*Problem details*. Identify the lines that contain the string "matplotlib" and copy all of them.

----

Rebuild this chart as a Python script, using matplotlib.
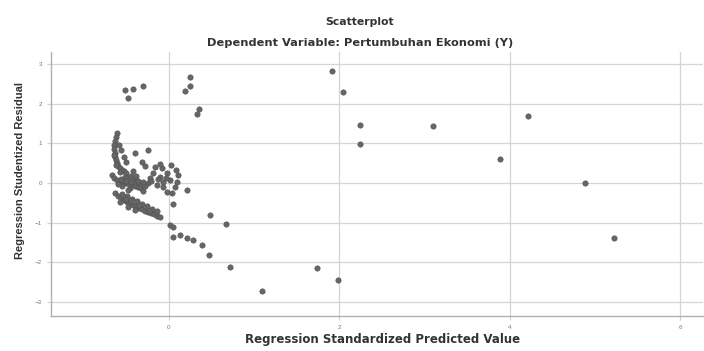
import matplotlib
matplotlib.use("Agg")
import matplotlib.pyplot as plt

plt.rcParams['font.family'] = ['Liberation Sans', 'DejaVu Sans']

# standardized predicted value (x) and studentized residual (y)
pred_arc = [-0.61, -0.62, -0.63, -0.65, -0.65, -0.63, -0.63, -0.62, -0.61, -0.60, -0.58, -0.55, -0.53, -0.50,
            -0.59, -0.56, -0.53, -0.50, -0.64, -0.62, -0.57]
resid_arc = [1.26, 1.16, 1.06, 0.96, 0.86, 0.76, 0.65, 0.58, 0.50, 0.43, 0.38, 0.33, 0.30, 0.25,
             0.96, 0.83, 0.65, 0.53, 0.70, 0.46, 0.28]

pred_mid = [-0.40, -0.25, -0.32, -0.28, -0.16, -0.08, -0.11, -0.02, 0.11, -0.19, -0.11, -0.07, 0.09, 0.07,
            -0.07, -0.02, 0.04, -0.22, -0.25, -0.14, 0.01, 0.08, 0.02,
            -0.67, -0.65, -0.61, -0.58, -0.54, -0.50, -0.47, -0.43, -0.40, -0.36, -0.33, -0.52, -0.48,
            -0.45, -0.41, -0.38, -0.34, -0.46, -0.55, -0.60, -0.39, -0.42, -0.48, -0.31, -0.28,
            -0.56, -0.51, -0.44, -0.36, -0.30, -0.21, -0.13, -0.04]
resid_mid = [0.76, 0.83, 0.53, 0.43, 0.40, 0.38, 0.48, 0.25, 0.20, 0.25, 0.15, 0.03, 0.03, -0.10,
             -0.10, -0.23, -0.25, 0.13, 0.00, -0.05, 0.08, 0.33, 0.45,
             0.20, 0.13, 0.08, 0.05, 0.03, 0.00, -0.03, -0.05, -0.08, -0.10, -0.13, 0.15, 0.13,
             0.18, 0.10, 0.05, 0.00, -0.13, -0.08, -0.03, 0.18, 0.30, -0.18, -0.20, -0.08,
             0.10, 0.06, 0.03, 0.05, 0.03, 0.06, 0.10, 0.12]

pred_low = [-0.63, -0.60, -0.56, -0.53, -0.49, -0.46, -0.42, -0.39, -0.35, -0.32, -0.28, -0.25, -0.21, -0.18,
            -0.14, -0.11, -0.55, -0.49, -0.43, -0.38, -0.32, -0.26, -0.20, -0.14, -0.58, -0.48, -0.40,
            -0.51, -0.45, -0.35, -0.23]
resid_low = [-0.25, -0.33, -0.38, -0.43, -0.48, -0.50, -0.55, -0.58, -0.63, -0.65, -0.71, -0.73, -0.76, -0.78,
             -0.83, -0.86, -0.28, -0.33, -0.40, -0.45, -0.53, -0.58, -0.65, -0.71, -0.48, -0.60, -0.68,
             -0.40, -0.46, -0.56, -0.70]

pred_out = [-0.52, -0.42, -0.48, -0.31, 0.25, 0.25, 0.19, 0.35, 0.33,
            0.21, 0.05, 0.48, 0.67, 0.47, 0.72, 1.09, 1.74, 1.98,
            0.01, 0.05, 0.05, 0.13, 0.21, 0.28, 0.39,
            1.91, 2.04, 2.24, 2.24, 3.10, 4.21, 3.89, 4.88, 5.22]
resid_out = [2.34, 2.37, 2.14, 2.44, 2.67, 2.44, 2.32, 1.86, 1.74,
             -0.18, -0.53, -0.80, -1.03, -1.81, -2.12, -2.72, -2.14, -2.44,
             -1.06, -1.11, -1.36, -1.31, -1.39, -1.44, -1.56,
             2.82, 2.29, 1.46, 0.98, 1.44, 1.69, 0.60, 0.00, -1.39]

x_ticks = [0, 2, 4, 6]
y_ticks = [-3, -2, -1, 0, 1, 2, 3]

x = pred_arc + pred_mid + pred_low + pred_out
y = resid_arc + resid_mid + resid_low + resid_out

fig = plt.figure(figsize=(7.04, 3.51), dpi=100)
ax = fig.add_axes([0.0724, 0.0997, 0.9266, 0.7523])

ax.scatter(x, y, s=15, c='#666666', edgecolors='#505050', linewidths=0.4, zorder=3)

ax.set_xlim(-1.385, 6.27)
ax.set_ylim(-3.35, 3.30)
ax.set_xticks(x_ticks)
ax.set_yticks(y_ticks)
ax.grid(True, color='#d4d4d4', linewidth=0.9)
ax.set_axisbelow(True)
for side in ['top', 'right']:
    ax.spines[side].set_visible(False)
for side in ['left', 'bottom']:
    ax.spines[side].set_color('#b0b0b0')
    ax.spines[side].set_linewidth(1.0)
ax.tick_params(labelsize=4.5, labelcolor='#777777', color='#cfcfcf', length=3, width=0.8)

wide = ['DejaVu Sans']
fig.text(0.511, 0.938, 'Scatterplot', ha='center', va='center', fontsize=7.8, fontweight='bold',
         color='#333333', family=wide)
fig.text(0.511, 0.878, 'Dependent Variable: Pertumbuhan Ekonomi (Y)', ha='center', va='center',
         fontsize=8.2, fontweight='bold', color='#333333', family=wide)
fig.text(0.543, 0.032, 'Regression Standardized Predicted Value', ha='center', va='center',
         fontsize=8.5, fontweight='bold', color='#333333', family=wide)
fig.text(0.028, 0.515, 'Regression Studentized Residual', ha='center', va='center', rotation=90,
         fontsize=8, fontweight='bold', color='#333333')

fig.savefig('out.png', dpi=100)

----

*Reply*.
Rebuild this chart as a Python script, using matplotlib.
import matplotlib
matplotlib.use("Agg")
import matplotlib.pyplot as plt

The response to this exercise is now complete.